In other words, banks could be less likely to make loans and sell them to Fannie Mae, a practice that had become common (in part) because it allowed banks to offload part of their financial risks to government-backed companies.

In light of the recent mortgage settlements with the Justice Department, though, it has become clear that selling loans to Fannie or Freddie is riskier than once thought. It now makes much more sense for banks to make only lower-risk loans that they are willing to hold, rather than sell to Fannie or Freddie.

Of course, several Dodd–Frank Act rules have made even that strategy more difficult.

The Journal notes that another possible outcome is that nonbank lenders will try to fill this lending “gap” by making loans to low-income families that banks won’t touch:

But that has its own risks, as nonbank lenders aren’t as tightly supervised as the banks. In fact, it was the growth of nonbank lenders that helped push the mortgage market over the edge of sanity during the last housing bubble.
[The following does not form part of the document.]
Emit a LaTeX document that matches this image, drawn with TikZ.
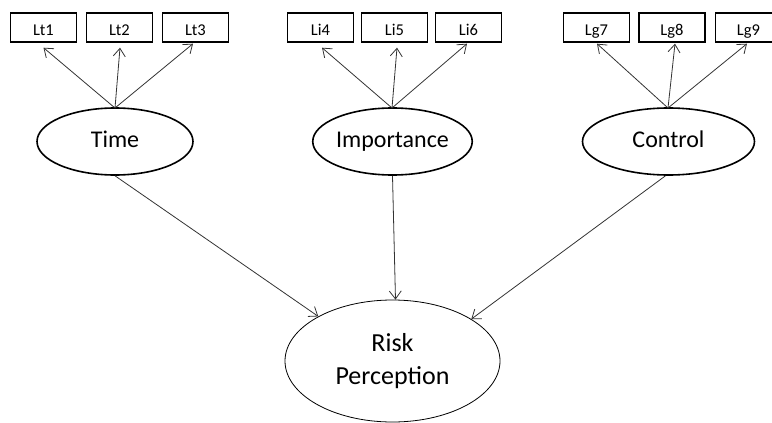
\documentclass[tikz,border=0pt]{standalone}
\usepackage{fontspec}
\setmainfont{Carlito}
\usetikzlibrary{shapes.geometric,arrows.meta}
\begin{document}
\begin{tikzpicture}[x=1pt,y=-1pt,
  indicator/.style={draw,line width=1.4pt,minimum width=66pt,minimum height=29pt,inner sep=0pt,
    text height=15pt,text depth=0pt,font=\fontsize{16.5}{19}\selectfont},
  latent/.style={draw,ellipse,line width=1.6pt,minimum width=156pt,minimum height=67pt,inner sep=0pt,
    text height=11pt,text depth=0pt,font=\fontsize{24}{28}\selectfont},
  outcome/.style={draw,ellipse,line width=0.8pt,minimum width=215pt,minimum height=122pt,inner sep=0pt,
    align=center,font=\fontsize{26}{33}\selectfont},
  path/.style={draw=black!80,line width=0.8pt,-{Straight Barb[length=8pt,width=12pt,line width=0.8pt]}}]
\useasboundingbox (0,0) rectangle (772,423);
\begin{scope}
\clip (0,0) rectangle (772,423);
% indicator boxes
\node[indicator] (lt1) at (43.5,27.5) {Lt1};
\node[indicator] (lt2) at (119.5,27.5) {Lt2};
\node[indicator] (lt3) at (195.5,27.5) {Lt3};
\node[indicator] (li4) at (320.5,27.5) {Li4};
\node[indicator] (li5) at (394.5,27.5) {Li5};
\node[indicator] (li6) at (468.5,27.5) {Li6};
\node[indicator] (lg7) at (596.5,27.5) {Lg7};
\node[indicator] (lg8) at (672,27.5) {Lg8};
\node[indicator] (lg9) at (748.5,27.5) {Lg9};
% latent factors
\node[latent] (time) at (115,141.5) {Time};
\node[latent] (imp) at (392.5,141.5) {Importance};
\node[latent,minimum width=172pt] (ctrl) at (668.5,141.5) {Control};
\node[outcome] (risk) at (392.5,361) {Risk\\Perception};
% loadings
\coordinate (tt) at (115,108);
\coordinate (it) at (392,108);
\coordinate (ct) at (668,108);
\draw[path] (tt) -- ([yshift=-5pt]lt1.south);
\draw[path] (tt) -- ([xshift=0.5pt,yshift=-5pt]lt2.south);
\draw[path] (tt) -- ([xshift=-2.5pt,yshift=-1pt]lt3.south);
\draw[path] (it) -- ([xshift=1.5pt,yshift=-5pt]li4.south);
\draw[path] (it) -- ([xshift=2.5pt,yshift=-5pt]li5.south);
\draw[path] (it) -- ([xshift=-1.5pt,yshift=-1pt]li6.south);
\draw[path] (ct) -- ([xshift=0.5pt,yshift=-1pt]lg7.south);
\draw[path] (ct) -- ([xshift=3pt,yshift=-1pt]lg8.south);
\draw[path] (ct) -- ([xshift=-1.5pt,yshift=-1pt]lg9.south);
% structural paths
\draw[path] (time.south) -- (risk.149);
\draw[path] (imp.south) -- ([xshift=3pt]risk.north);
\draw[path] (ctrl.-95) -- (risk.28);
\end{scope}
\end{tikzpicture}
\end{document}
Growth in nonbank lenders certainly helped to push the market, but let’s not lose sight of the real culprit: Fannie and Freddie drove this market, even for banks. The article includes an excellent chart that shows the 2006 drop in banks’ single-family mortgage lending, but it’s missing the pre-2000 spike in lending.

Banks, in other words, increased their single-family mortgage lending right along with the nonbank lenders. From 1995 to 2003, bank lending for one-to-four-family residential mortgages hovered around 11 percent as a percentage of total assets.

This figure then shot up to more than 17 percent in 2004, and then started crashing with everything else in 2006. These figures indicate that there is no lending “gap” that needs to be filled.

Federal policies inflated a bubble and it popped. We don’t need new policies to inflate another bubble.

We need to get rid of federal policies that create credit bubbles so that we don’t have to rehash all of these arguments again in the coming decades.